• Exercise task: Please give the count of lines holding the string "with" and nothing besides.

* Start Rows *

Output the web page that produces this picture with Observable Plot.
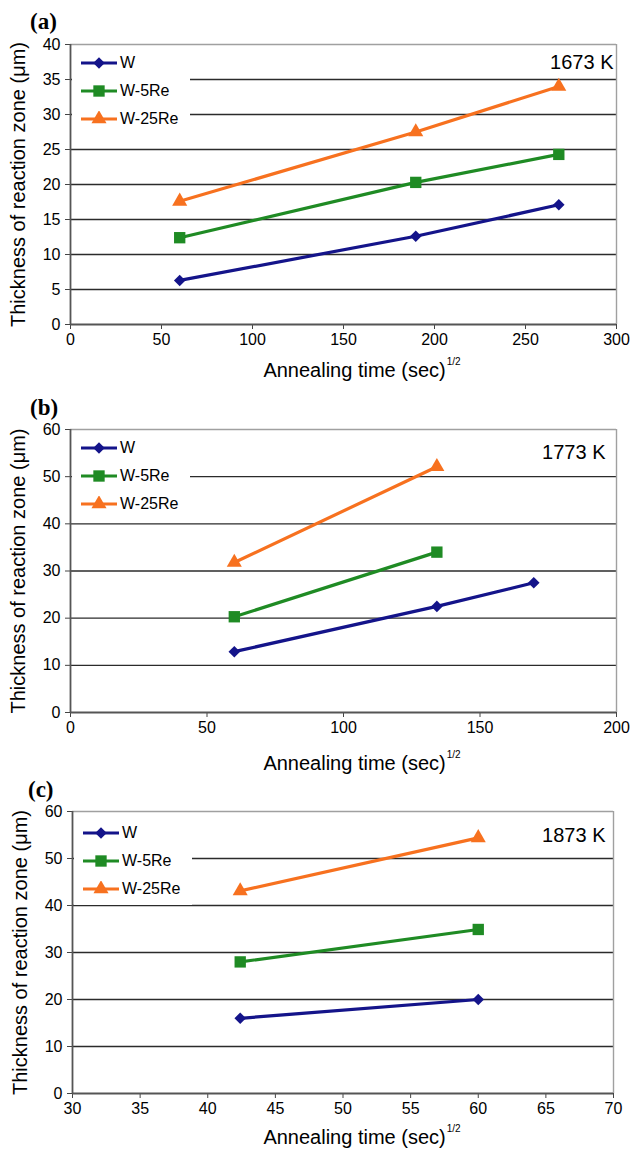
<!DOCTYPE html>
<html><head><meta charset="utf-8">
<script src="https://cdn.jsdelivr.net/npm/d3@7"></script>
<script src="https://cdn.jsdelivr.net/npm/@observablehq/plot@0.6"></script>
<style>
body{margin:0;background:#fff;}
#page{position:relative;width:630px;height:1154px;overflow:hidden;font-family:"Liberation Sans",Arial,sans-serif;background:#fff;color:#000}
.letter{position:absolute;font-family:"Liberation Serif","Times New Roman",serif;font-weight:bold;font-size:23px;line-height:1}
.xtitle{position:absolute;font-size:20px;white-space:nowrap;transform:translate(-50%,-50%);line-height:1}
.xtitle sup{font-size:10px;position:relative;top:-3px;vertical-align:top;margin-left:1px}
.legend{position:absolute;background:#fff;width:118px;height:86px}
.legend .row{height:28px;display:flex;align-items:center;font-size:16px}
.legend svg{margin-right:3px;margin-left:9px}
.plotwrap{position:absolute;left:0}
.plotwrap g[aria-label="y-axis label"] text{font-size:20px}
</style></head>
<body><div id="page"></div>
<script>
// ---- data ----
const seriesNames = ["W", "W-5Re", "W-25Re"];
const panelLetters = ["(a)", "(b)", "(c)"];
const tempLabels = ["1673 K", "1773 K", "1873 K"];
const yTitle = "Thickness of reaction zone (μm)";
const xTitle = "Annealing time (sec)";
const xTitleSup = "1/2";

// panel (a) 1673 K
const xA = [60, 189.7, 268.3];
const wA = [6.3, 12.6, 17.1];
const w5A = [12.4, 20.3, 24.3];
const w25A = [17.6, 27.5, 34.0];
const xTicksA = [0, 50, 100, 150, 200, 250, 300];
const yTicksA = [0, 5, 10, 15, 20, 25, 30, 35, 40];

// panel (b) 1773 K
const xBW = [60, 134.2, 169.7];
const wB = [12.9, 22.5, 27.5];
const xBRe = [60, 134.2];
const w5B = [20.3, 34.0];
const w25B = [31.8, 52.1];
const xTicksB = [0, 50, 100, 150, 200];
const yTicksB = [0, 10, 20, 30, 40, 50, 60];

// panel (c) 1873 K
const xC = [42.4, 60];
const wC = [16.0, 20.0];
const w5C = [28.0, 34.9];
const w25C = [43.1, 54.4];
const xTicksC = [30, 35, 40, 45, 50, 55, 60, 65, 70];
const yTicksC = [0, 10, 20, 30, 40, 50, 60];

// ---- styles ----
const seriesColors = ["#14148a", "#1f8b24", "#f7711f"];
const seriesSymbols = ["diamond2", "square", "triangle"];
const seriesR = [5.2, 6.4, 5.6];

function rows(xs, ys, s) { return xs.map((x, i) => ({series: s, x, y: ys[i]})); }

const panels = [
  {data: [...rows(xA, wA, "W"), ...rows(xA, w5A, "W-5Re"), ...rows(xA, w25A, "W-25Re")],
   xTicks: xTicksA, yTicks: yTicksA, top: 44, bottom: 324, left: 70, right: 616,
   letterPos: [30, 10], xTitleY: 370, legendRows: 19, tempDy: 18, tempDx: -3},
  {data: [...rows(xBW, wB, "W"), ...rows(xBRe, w5B, "W-5Re"), ...rows(xBRe, w25B, "W-25Re")],
   xTicks: xTicksB, yTicks: yTicksB, top: 429, bottom: 712, left: 70, right: 616,
   letterPos: [30, 396], xTitleY: 763, legendRows: 19, tempDy: 23, tempDx: -11},
  {data: [...rows(xC, wC, "W"), ...rows(xC, w5C, "W-5Re"), ...rows(xC, w25C, "W-25Re")],
   xTicks: xTicksC, yTicks: yTicksC, top: 811, bottom: 1093, left: 72, right: 613,
   letterPos: [28, 778], xTitleY: 1137, legendRows: 22, tempDy: 24, tempDx: -8}
];

const page = document.getElementById("page");
const MT = 10, MB = 40;

panels.forEach((p, i) => {
  const xd = [p.xTicks[0], p.xTicks[p.xTicks.length - 1]];
  const yd = [p.yTicks[0], p.yTicks[p.yTicks.length - 1]];
  const marks = [
    Plot.gridY(p.yTicks.filter(v => v > yd[0] && v < yd[1]), {stroke: "#2b2b2b", strokeOpacity: 1, strokeWidth: 1.4}),
    Plot.ruleY([yd[1]], {stroke: "#a0a0a0", strokeWidth: 1.4}),
    Plot.ruleX([xd[1]], {stroke: "#a0a0a0", strokeWidth: 1.4}),
    Plot.axisX(p.xTicks, {tickSize: 5, tickPadding: 4, label: null, stroke: "#444"}),
    Plot.axisY(p.yTicks, {tickSize: 5, tickPadding: 5, label: yTitle, labelAnchor: "center", labelArrow: "none", labelOffset: 60, stroke: "#444"}),
    Plot.ruleY([yd[0]], {stroke: "#555", strokeWidth: 1.8}),
    Plot.ruleX([xd[0]], {stroke: "#555", strokeWidth: 1.8}),
    Plot.line(p.data, {x: "x", y: "y", z: "series", stroke: "series", strokeWidth: 3.2})
  ];
  seriesNames.forEach((s, k) => {
    marks.push(Plot.dot(p.data.filter(d => d.series === s), {x: "x", y: "y", fill: seriesColors[k], symbol: seriesSymbols[k], r: seriesR[k]}));
  });
  marks.push(Plot.text([tempLabels[i]], {frameAnchor: "top-right", text: d => d, dx: p.tempDx, dy: p.tempDy, lineAnchor: "middle", fontSize: 20, fill: "#000"}));

  const chart = Plot.plot({
    width: 630,
    height: MT + (p.bottom - p.top) + MB,
    marginTop: MT, marginBottom: MB, marginLeft: p.left, marginRight: 630 - p.right,
    style: {fontFamily: "'Liberation Sans', Arial, sans-serif", fontSize: "16px", background: "transparent", color: "#000", overflow: "visible"},
    x: {domain: xd},
    y: {domain: yd},
    color: {domain: seriesNames, range: seriesColors},
    marks
  });
  const wrap = document.createElement("div");
  wrap.className = "plotwrap";
  wrap.style.top = (p.top - MT) + "px";
  wrap.appendChild(chart);
  page.appendChild(wrap);

  const L = document.createElement("div");
  L.className = "letter";
  L.textContent = panelLetters[i];
  L.style.left = p.letterPos[0] + "px";
  L.style.top = p.letterPos[1] + "px";
  page.appendChild(L);

  const T = document.createElement("div");
  T.className = "xtitle";
  T.innerHTML = xTitle + "<sup>" + xTitleSup + "</sup>";
  T.style.left = "362px";
  T.style.top = p.xTitleY + "px";
  page.appendChild(T);

  const G = document.createElement("div");
  G.className = "legend";
  G.style.left = (p.left + 2) + "px";
  G.style.top = (p.top + p.legendRows - 14) + "px";
  seriesNames.forEach((s, k) => {
    const r = document.createElement("div");
    r.className = "row";
    const sym = d3.symbol(d3["symbol" + {diamond2: "Diamond2", square: "Square", triangle: "Triangle"}[seriesSymbols[k]]], Math.PI * seriesR[k] * seriesR[k])();
    r.innerHTML = `<svg width="36" height="16"><line x1="0" x2="36" y1="8" y2="8" stroke="${seriesColors[k]}" stroke-width="3.2"/><path d="${sym}" transform="translate(18,8)" fill="${seriesColors[k]}"/></svg><span>${s}</span>`;
    G.appendChild(r);
  });
  page.appendChild(G);
});
</script>
</body></html>
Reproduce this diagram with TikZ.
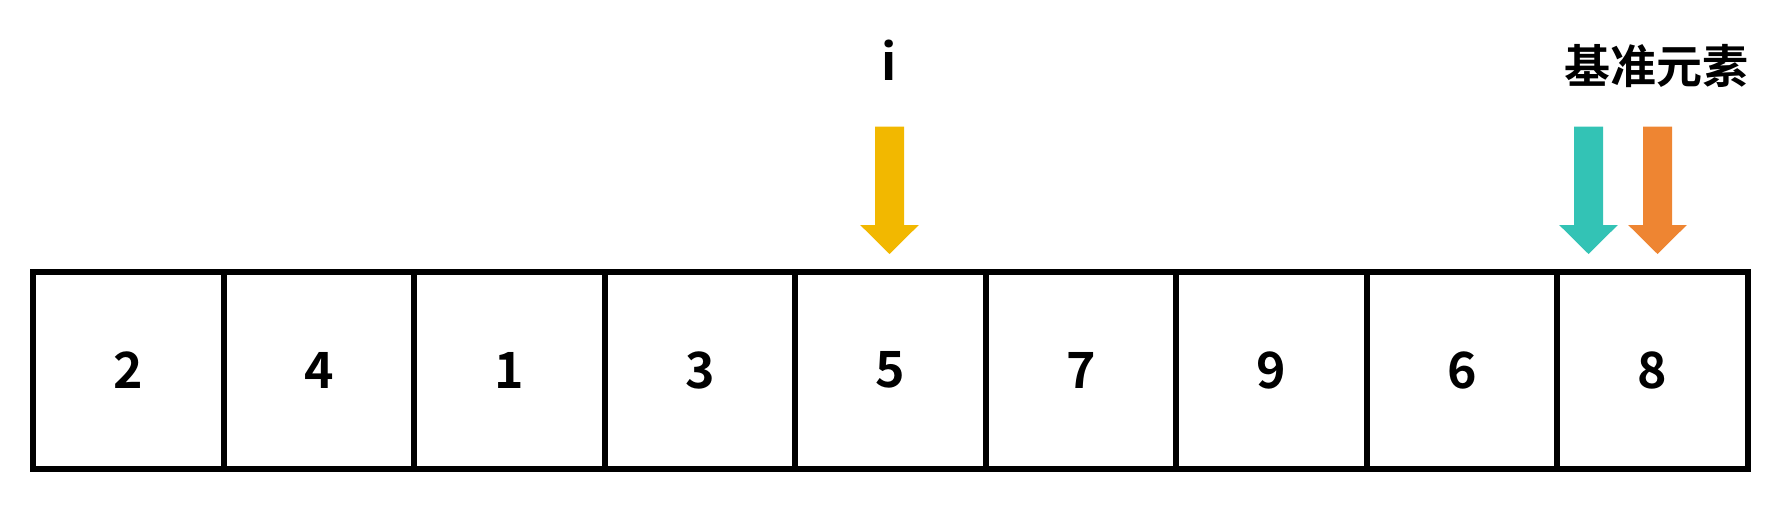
\documentclass[tikz,border=0pt]{standalone}
\usepackage{fontspec}
\setmainfont{Noto Sans CJK SC}[BoldFont={Noto Sans CJK SC Bold}]
\definecolor{ayellow}{HTML}{F2B800}
\definecolor{ateal}{HTML}{33C3B5}
\definecolor{aorange}{HTML}{EE8532}
\tikzset{
  cell/.style={draw=black, line width=6pt, minimum width=190.5pt, minimum height=197.5pt,
    inner sep=0pt, outer sep=0pt, font=\fontsize{50pt}{50pt}\selectfont\bfseries, anchor=north west},
  lbl/.style={inner sep=0pt, font=\fontsize{50pt}{50pt}\selectfont\bfseries},
}
\newcommand{\downarrowshape}[2]{% #1 x center, #2 colour
  \fill[#2] (#1-14.5,126.7) -- (#1+14.5,126.7) -- (#1+14.5,225) -- (#1+29.3,225)
    -- (#1,254) -- (#1-29.3,225) -- (#1-14.5,225) -- cycle;}
\begin{document}
\begin{tikzpicture}[x=1pt,y=-1pt]
\useasboundingbox (0,0) rectangle (1781,525);
\foreach \v [count=\k] in {2,4,1,3,5,7,9,6,8}{
  \node[cell] (c\k) at ({33+(\k-1)*190.5},271.5) {\v};
}
\node[lbl] (i) at (889.5,60.5) {i};
\node[lbl, font=\fontsize{46pt}{46pt}\selectfont\bfseries] (pivot) at (1656.5,66) {基准元素};
\downarrowshape{889.5}{ayellow}
\downarrowshape{1588.5}{ateal}
\downarrowshape{1657.5}{aorange}
\end{tikzpicture}
\end{document}
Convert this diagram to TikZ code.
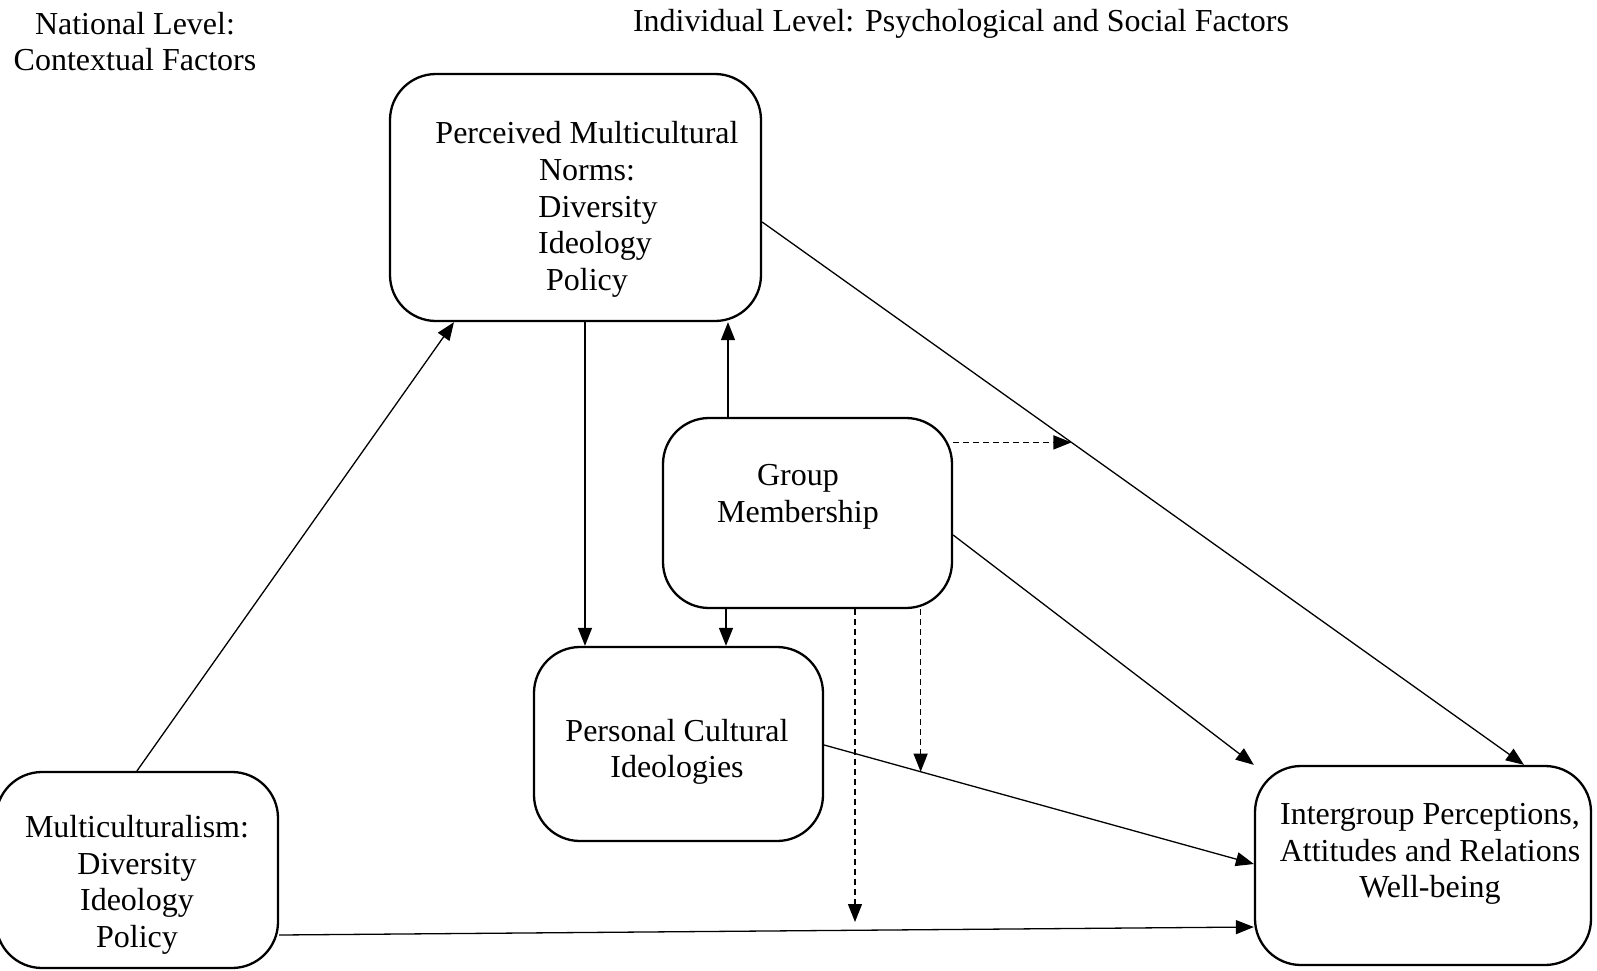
\documentclass[tikz,border=0pt]{standalone}
\usepackage{fontspec}
\setmainfont{Liberation Serif}
\usetikzlibrary{arrows.meta,calc}
\begin{document}
\begin{tikzpicture}[x=1pt,y=-1pt,
  box/.style={draw,line width=2.3pt,rounded corners=46pt,inner sep=0pt},
  lbl/.style={align=center,font=\fontsize{32}{36.6}\selectfont,inner sep=0pt},
  conn/.style={line width=1.3pt,-{Triangle[length=18pt,width=14pt]}},
  dconn/.style={conn,dash pattern=on 6pt off 4pt}]
\useasboundingbox (0,0) rectangle (1597,971);
% boxes
\node[box,minimum width=371pt,minimum height=247pt] (pmn) at (575.5,197.5) {};
\node[box,minimum width=289pt,minimum height=190pt] (grp) at (807.5,513) {};
\node[box,minimum width=289pt,minimum height=194pt] (pci) at (678.5,744) {};
\node[box,minimum width=282pt,minimum height=196pt] (mul) at (137,870) {};
\node[box,minimum width=336pt,minimum height=199pt] (igp) at (1423,865.5) {};
% texts
\node[lbl] (hnat) at (135,41.5) {National Level:\\Contextual Factors};
\node[lbl] (hind) at (961,24) {Individual Level: Psychological and Social Factors};
\node[lbl] (tpmn) at (587,209.5) {Perceived Multicultural\\Norms:\\\hspace*{22pt}Diversity\\\hspace*{16pt}Ideology\\Policy};
\node[lbl] (tgrp) at (798,497) {Group\\Membership};
\node[lbl] (tpci) at (677,752) {Personal Cultural\\Ideologies};
\node[lbl] (tmul) at (137,885) {Multiculturalism:\\Diversity\\Ideology\\Policy};
\node[lbl] (tigp) at (1430,854) {Intergroup Perceptions,\\Attitudes and Relations\\Well-being};
% helper coordinates
\coordinate (p5a) at (pmn.east |- 0,222);
\coordinate (p5b) at (igp.north -| 1524,0);
\coordinate (m1) at ($(p5a)!0.406!(p5b)$);
\coordinate (p8a) at (pci.east |- 0,745);
\coordinate (p8b) at (igp.west |- 0,864);
\coordinate (m2) at ($(p8a)!0.2245!(p8b)$);
\coordinate (free) at (855,922);
% connectors
\draw[conn] (mul.north) -- (pmn.south -| 454,0);
\draw[conn] (pmn.south -| 585,0) -- (pci.north -| 585,0);
\draw[conn] (grp.north -| 728,0) -- (pmn.south -| 728,0);
\draw[conn] (grp.south -| 726,0) -- (pci.north -| 726,0);
\draw[conn] (p5a) -- (p5b);
\draw[dconn] (grp.east |- m1) -- (m1);
\draw[conn] (grp.east |- 0,535) -- (igp.north west);
\draw[conn] (p8a) -- (p8b);
\draw[dconn] (grp.south -| m2) -- (m2);
\draw[dconn] (grp.south -| free) -- (free);
\draw[conn] (mul.east |- 0,935) -- (igp.west |- 0,927);
\end{tikzpicture}
\end{document}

* End Rows *

• Response to the task: 2